First, the DHCP before RA feature was tested on this network. Their edge routers will not respond to an RS until after the DHCP solicit/advertise and DHCP request/reply sequence is complete. After that, the edge router will respond to an RS with an RA. I just fired up wireshark and captured some packets. The router lifetime in the is 4500 seconds (75 minutes), the reachable time is 0 and the and the retrans timer is 100 ms. These values are also used in the unsolicited RA messages, which leads to another interesting implementation decision.

Second, the time between the unsolicited RA messages ranges from approximately 15 minutes to approximately 30 minutes. I determined this by capturing RA messages over several hours. This is longer than usual, but according to RFC 2461, MaxRtrAdvInterval is 1800 seconds, so they are operating within the allowable limit.

I also looked at the DHCP reply.

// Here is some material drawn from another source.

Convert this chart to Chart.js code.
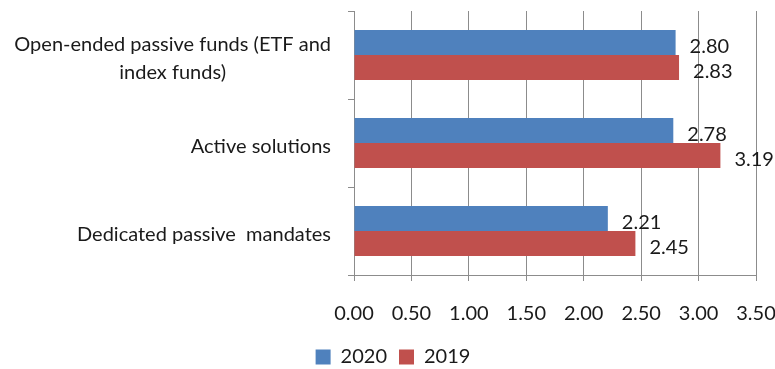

T1 and T2 in the IA for PD are 300 and 480. The preferred lifetime and valid lifetime in the IA Prefix are 600 and 900, respectively.

The above are from my router which is working properly.

Apparently on some fiber networks, the unsolicited RA messages are not being sent at all. This is a known problem that they are working with the router vendor on. I'm trying to help someone else figure out why pfsense is behaving as I described above. Based on these timers, I would think it should work for 75 minutes (or whatever the prefix lifetime is) until the prefix expires, then it should stop working. However, it seems to fail once after initially getting a prefix, then if the interface is restarted, it keeps working. I don't understand why it would keep working if prefix expiration is causing it to stop working after the interface is started. Maybe something else is going on. I don't have packets captured from this network, but I'll try to get some.